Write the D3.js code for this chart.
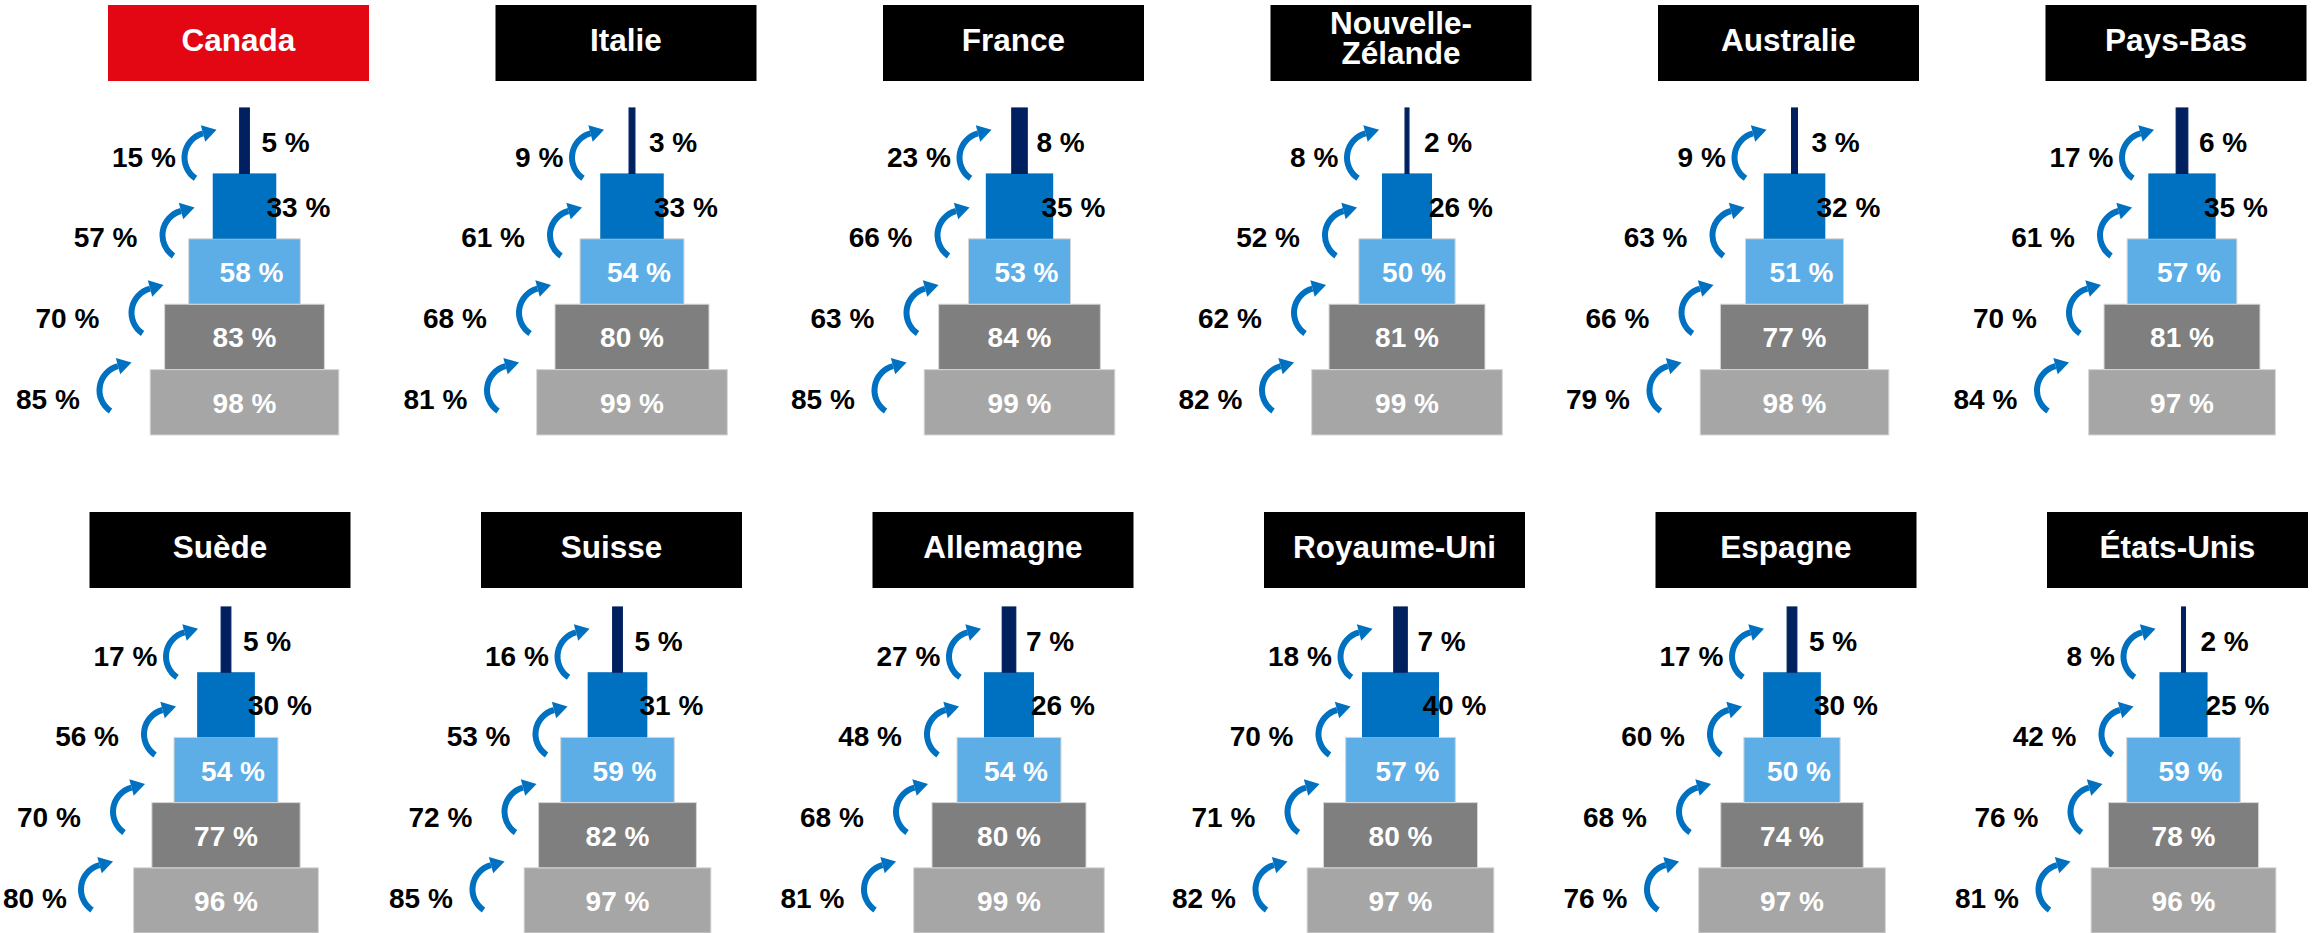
<!DOCTYPE html>
<meta charset="utf-8">
<style>
body { margin: 0; background: #fff; }
text { font-family: "Liberation Sans", Arial, sans-serif; font-weight: bold; }
</style>
<body>
<div id="chart"></div>
<script src="https://d3js.org/d3.v7.min.js"></script>
<script>
// countries, in reading order (two rows of six)
var countries = ["Canada", "Italie", "France", "Nouvelle-Zélande", "Australie", "Pays-Bas",
                 "Suède", "Suisse", "Allemagne", "Royaume-Uni", "Espagne", "États-Unis"];
var highlight = "Canada";

// pyramid levels, from the base (stage1) to the tip (stage5), in %
var stage1 = [98, 99, 99, 99, 98, 97, 96, 97, 99, 97, 97, 96];
var stage2 = [83, 80, 84, 81, 77, 81, 77, 82, 80, 80, 74, 78];
var stage3 = [58, 54, 53, 50, 51, 57, 54, 59, 54, 57, 50, 59];
var stage4 = [33, 33, 35, 26, 32, 35, 30, 31, 26, 40, 30, 25];
var stage5 = [5, 3, 8, 2, 3, 6, 5, 5, 7, 7, 5, 2];

// conversion from one level to the next, bottom to top, in %
var rate1 = [85, 81, 85, 82, 79, 84, 80, 85, 81, 82, 76, 81];
var rate2 = [70, 68, 63, 62, 66, 70, 70, 72, 68, 71, 68, 76];
var rate3 = [57, 61, 66, 52, 63, 61, 56, 53, 48, 70, 60, 42];
var rate4 = [15, 9, 23, 8, 9, 17, 17, 16, 27, 18, 17, 8];

var stages = [stage1, stage2, stage3, stage4, stage5];
var rates = [rate1, rate2, rate3, rate4];

var stageColors = ["#a6a6a6", "#7f7f7f", "#5daee6", "#0070c0", "#002060"];
var arrowColor = "#0070c0";

/* layout */
var W = 2316, H = 933;
var perRow = 6;
var boxW = 261, boxH = 76;
var rowLayout = [
  {titleTop: 5,   top: 108, bottom: 435, first: 244.5, last: 2182},
  {titleTop: 512, top: 607, bottom: 933, first: 226,   last: 2183.5}
];
// arrow block and label block, relative to the pyramid axis (bottom to top)
var arrowDx = [-120, -88, -57, -35];
var labelDx = [-164.7, -145.2, -107, -68.7];

var svg = d3.select("#chart").append("svg")
    .attr("width", W)
    .attr("height", H);

// bar width scale, in % of the population
var w = d3.scaleLinear().domain([0, 100]).range([0, 192.5]);

var arcShape = d3.arc()
    .innerRadius(22)
    .outerRadius(28)
    .startAngle(214 * Math.PI / 180)
    .endAngle(345 * Math.PI / 180);

function arrowHead() {
  var t = 345 * Math.PI / 180, r = 25;
  var mx = r * Math.sin(t), my = -r * Math.cos(t);
  var rx = Math.sin(t), ry = -Math.cos(t);   // outward
  var tx = Math.cos(t), ty = Math.sin(t);    // along the arc
  var p = d3.path();
  p.moveTo(mx + rx * 8.5, my + ry * 8.5);
  p.lineTo(mx + tx * 14, my + ty * 14);
  p.lineTo(mx - rx * 8.5, my - ry * 8.5);
  p.closePath();
  return p.toString();
}

countries.forEach(function(name, i) {
  var row = rowLayout[Math.floor(i / perRow)];
  var col = i % perRow;
  var xCol = d3.scaleLinear().domain([0, perRow - 1]).range([row.first, row.last]);
  var cx = xCol(col);
  var y = d3.scaleBand().domain(d3.range(stages.length)).range([row.bottom, row.top]);
  var yLabel = d3.scaleLinear().domain([0, rates.length - 1]).range([row.top + 290.5, row.top + 48.5]);
  var yArrow = d3.scaleLinear().domain([0, rates.length - 1]).range([row.top + 282.3, row.top + 49.6]);
  var bh = y.bandwidth();

  var g = svg.append("g");

  // title box
  var bx = cx - 6 - boxW / 2;
  g.append("rect")
      .attr("x", bx)
      .attr("y", row.titleTop)
      .attr("width", boxW)
      .attr("height", boxH)
      .attr("fill", name === highlight ? "#e30613" : "#000");
  var title = g.append("text")
      .attr("x", bx + boxW / 2)
      .attr("y", row.titleTop + 46)
      .attr("text-anchor", "middle")
      .attr("fill", "#fff")
      .style("font-size", "31.5px")
      .text(name);
  if (title.node().getComputedTextLength() > boxW - 16 && name.indexOf("-") > 0) {
    var parts = [name.slice(0, name.indexOf("-") + 1), name.slice(name.indexOf("-") + 1)];
    title.text(null);
    parts.forEach(function(s, k) {
      title.append("tspan")
          .attr("x", bx + boxW / 2)
          .attr("y", row.titleTop + 29.3 + k * 29.7)
          .text(s);
    });
  }

  // pyramid bars
  stages.forEach(function(s, k) {
    g.append("rect")
        .attr("x", cx - w(s[i]) / 2)
        .attr("y", y(k))
        .attr("width", w(s[i]))
        .attr("height", bh)
        .attr("fill", stageColors[k])
        .attr("stroke", k === 4 ? stageColors[k] : (k < 3 ? "#d6d6d6" : "none"))
        .attr("stroke-width", k === 4 ? 1.2 : 1);
  });

  // level values
  stages.forEach(function(s, k) {
    var xt = cx, anchor = "middle", color = "#fff";
    if (k === 2) xt = cx + 7;
    if (k === 3) { xt = cx + 22; anchor = "start"; color = "#000"; }
    if (k === 4) { xt = cx + 17; anchor = "start"; color = "#000"; }
    g.append("text")
        .attr("x", xt)
        .attr("y", y(k) + bh / 2 + (k === 4 ? 11.5 : 10.5))
        .attr("text-anchor", anchor)
        .attr("fill", color)
        .style("font-size", "28px")
        .text(s[i] + " %");
  });

  // conversion arrows and rates
  rates.forEach(function(r, j) {
    var a = g.append("g")
        .attr("transform", "translate(" + (cx + arrowDx[j]) + "," + yArrow(j) + ")")
        .attr("fill", arrowColor);
    a.append("path").attr("d", arcShape());
    a.append("path").attr("d", arrowHead());

    var t = g.append("text")
        .attr("x", cx + labelDx[j])
        .attr("y", yLabel(j) + 10)
        .attr("text-anchor", "end")
        .attr("fill", "#000")
        .style("font-size", "28px")
        .text(r[i] + " %");
    // keep the rate inside the page
    var bb = t.node().getBBox();
    if (bb.x < 3) t.attr("x", cx + labelDx[j] + (3 - bb.x));
  });
});
</script>
</body>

__________________________________________________

Work to do -> With the pictures left out, restate word for word every line of the data above, from the first down to the line that contains "var labelDx = [-164.7, -145.2, -107, -68.7];".

Solution to the exercise ->
Write the D3.js code for this chart.
<!DOCTYPE html>
<meta charset="utf-8">
<style>
body { margin: 0; background: #fff; }
text { font-family: "Liberation Sans", Arial, sans-serif; font-weight: bold; }
</style>
<body>
<div id="chart"></div>
<script src="https://d3js.org/d3.v7.min.js"></script>
<script>
// countries, in reading order (two rows of six)
var countries = ["Canada", "Italie", "France", "Nouvelle-Zélande", "Australie", "Pays-Bas",
                 "Suède", "Suisse", "Allemagne", "Royaume-Uni", "Espagne", "États-Unis"];
var highlight = "Canada";

// pyramid levels, from the base (stage1) to the tip (stage5), in %
var stage1 = [98, 99, 99, 99, 98, 97, 96, 97, 99, 97, 97, 96];
var stage2 = [83, 80, 84, 81, 77, 81, 77, 82, 80, 80, 74, 78];
var stage3 = [58, 54, 53, 50, 51, 57, 54, 59, 54, 57, 50, 59];
var stage4 = [33, 33, 35, 26, 32, 35, 30, 31, 26, 40, 30, 25];
var stage5 = [5, 3, 8, 2, 3, 6, 5, 5, 7, 7, 5, 2];

// conversion from one level to the next, bottom to top, in %
var rate1 = [85, 81, 85, 82, 79, 84, 80, 85, 81, 82, 76, 81];
var rate2 = [70, 68, 63, 62, 66, 70, 70, 72, 68, 71, 68, 76];
var rate3 = [57, 61, 66, 52, 63, 61, 56, 53, 48, 70, 60, 42];
var rate4 = [15, 9, 23, 8, 9, 17, 17, 16, 27, 18, 17, 8];

var stages = [stage1, stage2, stage3, stage4, stage5];
var rates = [rate1, rate2, rate3, rate4];

var stageColors = ["#a6a6a6", "#7f7f7f", "#5daee6", "#0070c0", "#002060"];
var arrowColor = "#0070c0";

/* layout */
var W = 2316, H = 933;
var perRow = 6;
var boxW = 261, boxH = 76;
var rowLayout = [
  {titleTop: 5,   top: 108, bottom: 435, first: 244.5, last: 2182},
  {titleTop: 512, top: 607, bottom: 933, first: 226,   last: 2183.5}
];
// arrow block and label block, relative to the pyramid axis (bottom to top)
var arrowDx = [-120, -88, -57, -35];
var labelDx = [-164.7, -145.2, -107, -68.7];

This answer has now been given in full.